§ WRITTEN TASK
Look for the line containing "Write a LaTeX" and the line containing "from matplotlib.ticker import FixedLocator" in the entries below. Copy those two and all lines between them exactly, leaving out pictures.

§ GIVEN DATA
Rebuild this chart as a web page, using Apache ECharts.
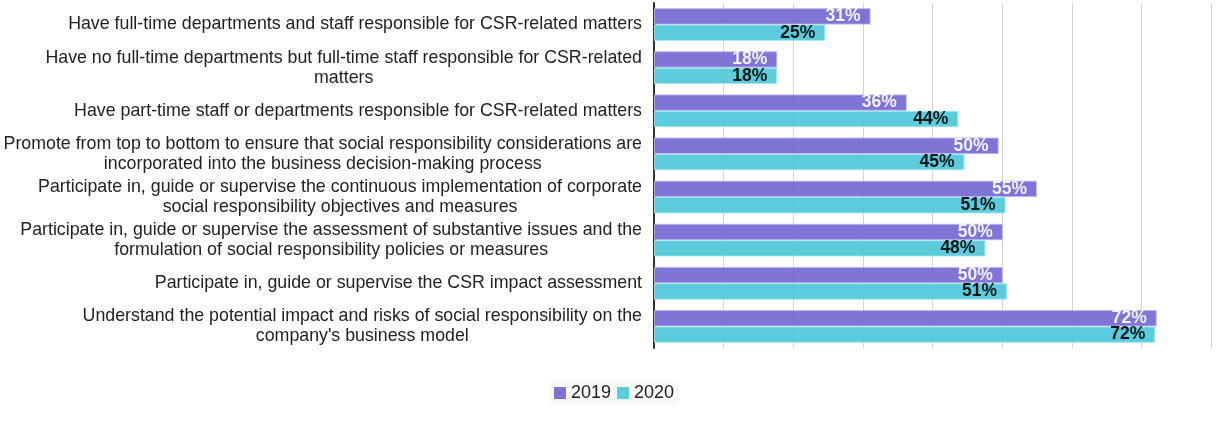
<html>

<head>
    <meta charset="utf-8">
    <script src="https://cdn.jsdelivr.net/npm/echarts@6/dist/echarts.min.js"></script>
    <style>
        html, body { margin: 0; padding: 0; background: #fff; }
        #chart { width: 1224px; height: 438px; }
    </style>
</head>

<body>
    <div id="chart"></div>
    <script>
        var categories = [
            "Have full-time departments and staff responsible for CSR-related matters",
            "Have no full-time departments but full-time staff responsible for CSR-related\nmatters",
            "Have part-time staff or departments responsible for CSR-related matters",
            "Promote from top to bottom to ensure that social responsibility considerations are\nincorporated into the business decision-making process",
            "Participate in, guide or supervise the continuous implementation of corporate\nsocial responsibility objectives and measures",
            "Participate in, guide or supervise the assessment of substantive issues and the\nformulation of social responsibility policies or measures",
            "Participate in, guide or supervise the CSR impact assessment",
            "Understand the potential impact and risks of social responsibility on the\ncompany's business model"
        ];
        var seriesNames = ['2019', '2020'];
        var values2019 = [31.1, 17.7, 36.3, 49.5, 55.0, 50.1, 50.1, 72.2];
        var values2020 = [24.6, 17.7, 43.7, 44.6, 50.5, 47.6, 50.7, 72.0];

        var font = "'Liberation Sans', Arial, sans-serif";
        var myChart = echarts.init(document.getElementById('chart'));

        // each line of a wrapped label is its own rich token so short lines sit centred
        function wrapLabel(value) {
            return value.split('\n').map(function (line) {
                return '{c|' + line + '}';
            }).join('\n');
        }

        function pct(p) {
            return Math.round(p.value) + '%';
        }

        var option = {
            animation: false,
            textStyle: { fontFamily: font },
            grid: { left: 654, right: 13, top: 3, bottom: 90 },
            legend: {
                data: seriesNames,
                top: 381,
                left: 550,
                icon: 'rect',
                itemWidth: 12,
                itemHeight: 12,
                itemGap: 6,
                padding: [3, 4],
                backgroundColor: '#f8f8f8',
                itemStyle: { borderWidth: 0 },
                textStyle: { fontSize: 18, color: '#222', fontFamily: font }
            },
            xAxis: {
                type: 'value',
                min: 0,
                max: 80,
                interval: 10,
                axisLabel: { show: false },
                axisLine: { show: false },
                axisTick: { show: false },
                splitLine: { lineStyle: { color: '#d4d4d4' } }
            },
            yAxis: {
                type: 'category',
                inverse: true,
                data: categories,
                axisLine: { lineStyle: { color: '#333', width: 2 } },
                axisTick: { show: false },
                axisLabel: {
                    margin: 12,
                    formatter: wrapLabel,
                    rich: {
                        c: {
                            align: 'center',
                            fontSize: 17.8,
                            lineHeight: 20,
                            color: '#222',
                            fontFamily: font
                        }
                    }
                }
            },
            series: [{
                    name: '2019',
                    type: 'bar',
                    data: values2019,
                    barGap: '0%',
                    barCategoryGap: '24%',
                    itemStyle: {
                        color: '#7166cf',
                        opacity: 0.9,
                        borderColor: '#b9b4ec',
                        borderWidth: 1
                    },
                    label: {
                        show: true,
                        position: 'insideRight',
                        distance: 10,
                        formatter: pct,
                        color: '#fff',
                        fontSize: 17.5,
                        fontWeight: 'bold',
                        fontFamily: font
                    }
                },
                {
                    name: '2020',
                    type: 'bar',
                    data: values2020,
                    barGap: '0%',
                    barCategoryGap: '24%',
                    itemStyle: {
                        color: '#4ac6d8',
                        opacity: 0.9,
                        borderColor: '#a6e6ef',
                        borderWidth: 1
                    },
                    label: {
                        show: true,
                        position: 'insideRight',
                        distance: 10,
                        formatter: pct,
                        color: '#000',
                        fontSize: 17.5,
                        fontWeight: 'bold',
                        fontFamily: font
                    }
                }
            ]
        };
        myChart.setOption(option);
    </script>
</body>

</html>
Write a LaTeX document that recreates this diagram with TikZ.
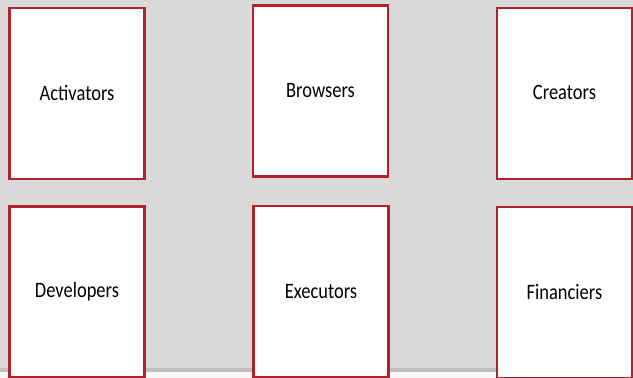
\documentclass[tikz,border=0pt]{standalone}
\usepackage{fontspec}
\newfontfamily\boxfont{Carlito}[FakeStretch=0.84]
\usetikzlibrary{positioning}
\definecolor{boxred}{RGB}{178,34,46}
\definecolor{backgray}{RGB}{217,217,217}
\definecolor{shadegray}{RGB}{191,191,191}

\begin{document}
\begin{tikzpicture}[x=1pt, y=-1pt]
    \tikzset{role/.style={draw=boxred, line width=2.2pt, fill=white, minimum width=135pt, minimum height=171pt, inner sep=0pt, font=\boxfont\fontsize{22}{24}\selectfont},
        canvas/.style={fill=backgray}
    }

    \useasboundingbox (0,0) rectangle (633,378);
    \fill [white!95!gray] (0,0) rectangle (633,378);
    \fill [canvas] (0,0) rectangle (633,372);
    \fill [shadegray] (0,368) rectangle (633,372);

    % top row
    \foreach \n / \x / \y / \t in {A/77/93.5/Activators, B/320.5/91/Browsers, C/564.5/93.5/Creators} {
        \node (Role\n) [role] at (\x, \y) {\raisebox{2pt}{\t}};
    }
    % bottom row
    \foreach \n / \x / \y / \t in {D/77/292/Developers, E/321/291.5/Executors, F/564.5/292.5/Financiers} {
        \node (Role\n) [role] at (\x, \y) {\t};
    }
\end{tikzpicture}
\end{document}
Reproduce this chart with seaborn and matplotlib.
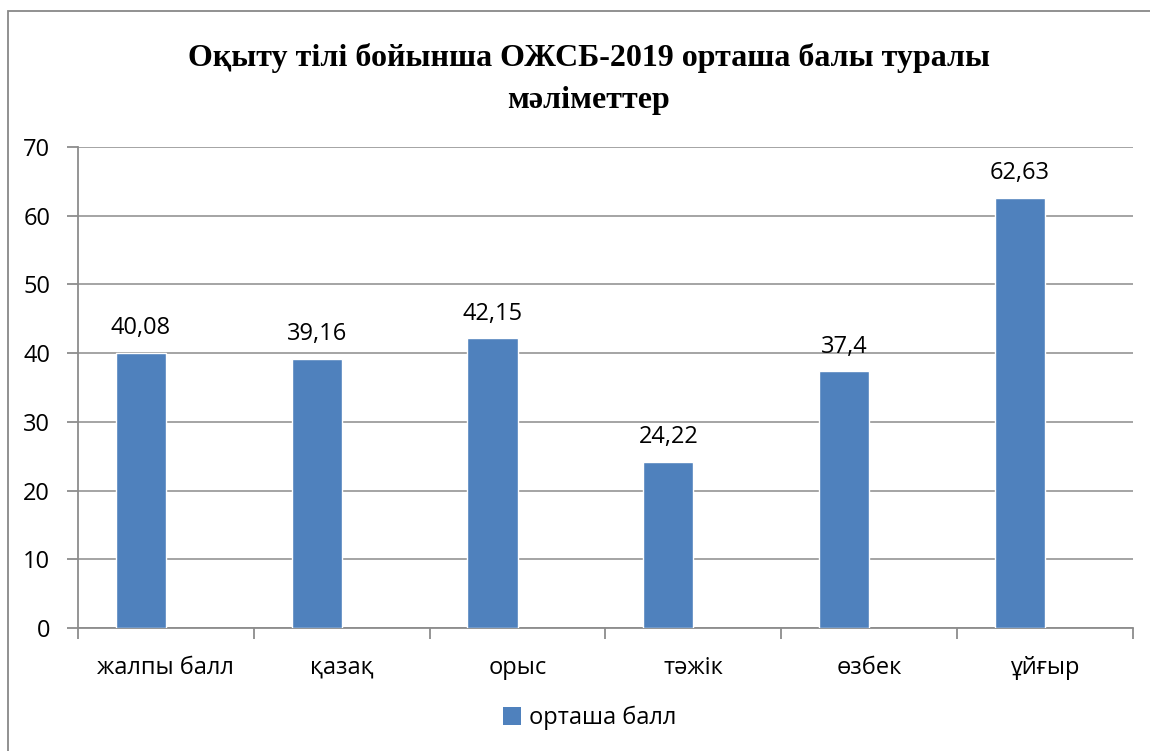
import matplotlib
matplotlib.use("Agg")
import matplotlib.pyplot as plt
import seaborn as sns
import pandas as pd
from matplotlib.patches import Rectangle, Patch
from matplotlib.ticker import FixedLocator

# Chart data
categories = ["жалпы балл", "қазақ", "орыс", "тәжік", "өзбек", "ұйғыр"]
values = [40.08, 39.16, 42.15, 24.22, 37.4, 62.63]
value_labels = ["40,08", "39,16", "42,15", "24,22", "37,4", "62,63"]
series_name = "орташа балл"
y_ticks = [0, 10, 20, 30, 40, 50, 60, 70]
title_text = "Оқыту тілі бойынша ОЖСБ-2019 орташа балы туралы\nмәліметтер"

BAR = "#4F81BD"
GRID = "#8C8C8C"
FS = 17

sns.set_theme(style="white")
plt.rcParams["font.family"] = ["Open Sans", "DejaVu Sans"]
plt.rcParams["text.color"] = "black"

df = pd.DataFrame({"тіл": categories, "балл": values, "серия": series_name})

W, H = 1150, 751
fig = plt.figure(figsize=(W / 100, H / 100), dpi=100)

# outer chart-area frame
fig.patches.append(Rectangle((8 / W, -0.05), 1.2, 1 - 11 / H + 0.05,
                             transform=fig.transFigure, fill=False,
                             edgecolor="#888888", linewidth=1.3, zorder=0))

ax = fig.add_axes([78 / W, 1 - 628 / H, (1133 - 78) / W, (628 - 147) / H])

# second (empty) hue level keeps the bars in the left half of each category slot
sns.barplot(data=df, x="тіл", y="балл", hue="серия",
            hue_order=[series_name, " "],
            palette={series_name: BAR, " ": BAR},
            order=categories, width=0.57, dodge=True, saturation=1,
            legend=False, ax=ax, zorder=3)

ax.set_xlim(-0.5, len(categories) - 0.5)
ax.set_ylim(0, 70)
ax.set_yticks(y_ticks)
ax.yaxis.grid(True, color=GRID, linewidth=1.1, zorder=0)
ax.set_axisbelow(True)

for side in ("top", "right"):
    ax.spines[side].set_visible(False)
for side in ("left", "bottom"):
    ax.spines[side].set_color(GRID)
    ax.spines[side].set_linewidth(1.3)

ax.tick_params(axis="y", which="major", left=True, length=8, width=1.3,
               color=GRID, labelsize=FS, pad=12, labelcolor="black")
ax.tick_params(axis="x", which="major", bottom=False, labelsize=FS, pad=14,
               labelcolor="black")
ax.xaxis.set_minor_locator(FixedLocator([i - 0.5 for i in range(len(categories) + 1)]))
ax.tick_params(axis="x", which="minor", bottom=True, length=8, width=1.3, color=GRID)
ax.set_xlabel("")
ax.set_ylabel("")

ax.bar_label(ax.containers[0], labels=value_labels, padding=9, fontsize=FS,
             color="black")

fig.text(589 / W, 1 - 79 / H, title_text, ha="center", va="center",
         fontsize=23, fontweight="bold", color="black",
         family=["Liberation Serif", "DejaVu Serif"], linespacing=1.55)

fig.legend(handles=[Patch(facecolor=BAR, edgecolor="none")], labels=[series_name],
           loc="center", bbox_to_anchor=(590 / W, 1 - 718 / H), frameon=False,
           fontsize=FS, handlelength=0.75, handleheight=0.75, handletextpad=0.35,
           labelcolor="black")

fig.savefig("out.png", dpi=100)
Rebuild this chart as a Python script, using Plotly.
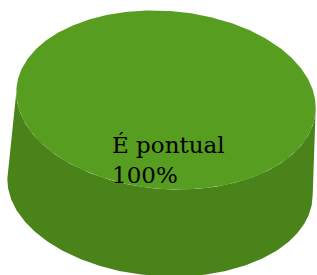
import numpy as np
import plotly.graph_objects as go

labels = ["É pontual"]
values = [100]
colors_top = ["#579d1f"]
colors_side = ["#4a831a"]

W, H = 317, 275
# geometry of the 3D pie (style)
top_c, top_ab = (166, 100), (150, 89)
bot_c, bot_ab = (160, 187), (153, 89)
phi = np.deg2rad(4.5)


def ell(c, ab, t):
    a, b = ab
    x = c[0] + a * np.cos(t) * np.cos(phi) - b * np.sin(t) * np.sin(phi)
    y = c[1] + a * np.cos(t) * np.sin(phi) + b * np.sin(t) * np.cos(phi)
    return x, y


total = sum(values)
fig = go.Figure()
start = 0.0
for lab, val, ct, cs in zip(labels, values, colors_top, colors_side):
    sweep = 2 * np.pi * val / total
    t0 = np.arctan2(-top_ab[1] * np.sin(phi), top_ab[0] * np.cos(phi))
    t1 = np.arctan2(-bot_ab[1] * np.sin(phi), bot_ab[0] * np.cos(phi))
    ta = np.linspace(t0, t0 + np.pi, 200)
    tb = np.linspace(t1 + np.pi, t1, 200)
    x1, y1 = ell(top_c, top_ab, ta)
    x2, y2 = ell(bot_c, bot_ab, tb)
    sx = np.concatenate([x1, x2])
    sy = np.concatenate([y1, y2])
    fig.add_trace(go.Scatter(x=sx, y=sy, fill="toself", fillcolor=cs, mode="lines",
                             line=dict(width=0, color=cs), hoverinfo="skip", showlegend=False))
    t = np.linspace(start, start + sweep, 400)
    tx, ty = ell(top_c, top_ab, t)
    fig.add_trace(go.Scatter(x=tx, y=ty, fill="toself", fillcolor=ct, mode="lines",
                             line=dict(width=0, color=ct), hoverinfo="skip", showlegend=False))
    pct = 100 * val / total
    fig.add_annotation(x=110, y=160, xanchor="left", yanchor="middle", align="left",
                       text=f"{lab}<br>{pct:.0f}%", showarrow=False,
                       font=dict(family="DejaVu Serif", size=23, color="#000000"))
    start += sweep

fig.update_xaxes(range=[0, W], visible=False, fixedrange=True)
fig.update_yaxes(range=[H, 0], visible=False, fixedrange=True)
fig.update_layout(width=W, height=H, margin=dict(l=0, r=0, t=0, b=0),
                  plot_bgcolor="white", paper_bgcolor="white")
fig.write_html("out.html", config={"displayModeBar": False},
               post_script="document.body.style.margin='0';")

§ EXPECTED ANSWER
Write a LaTeX document that recreates this diagram with TikZ.
\documentclass[tikz,border=0pt]{standalone}
\usepackage{fontspec}
\newfontfamily\boxfont{Carlito}[FakeStretch=0.84]
\usetikzlibrary{positioning}
\definecolor{boxred}{RGB}{178,34,46}
\definecolor{backgray}{RGB}{217,217,217}
\definecolor{shadegray}{RGB}{191,191,191}

\begin{document}
\begin{tikzpicture}[x=1pt, y=-1pt]
    \tikzset{role/.style={draw=boxred, line width=2.2pt, fill=white, minimum width=135pt, minimum height=171pt, inner sep=0pt, font=\boxfont\fontsize{22}{24}\selectfont},
        canvas/.style={fill=backgray}
    }

    \useasboundingbox (0,0) rectangle (633,378);
    \fill [white!95!gray] (0,0) rectangle (633,378);
    \fill [canvas] (0,0) rectangle (633,372);
    \fill [shadegray] (0,368) rectangle (633,372);

    % top row
    \foreach \n / \x / \y / \t in {A/77/93.5/Activators, B/320.5/91/Browsers, C/564.5/93.5/Creators} {
        \node (Role\n) [role] at (\x, \y) {\raisebox{2pt}{\t}};
    }
    % bottom row
    \foreach \n / \x / \y / \t in {D/77/292/Developers, E/321/291.5/Executors, F/564.5/292.5/Financiers} {
        \node (Role\n) [role] at (\x, \y) {\t};
    }
\end{tikzpicture}
\end{document}
Reproduce this chart with seaborn and matplotlib.
import matplotlib
matplotlib.use("Agg")
import matplotlib.pyplot as plt
import seaborn as sns
import pandas as pd
from matplotlib.patches import Rectangle, Patch
from matplotlib.ticker import FixedLocator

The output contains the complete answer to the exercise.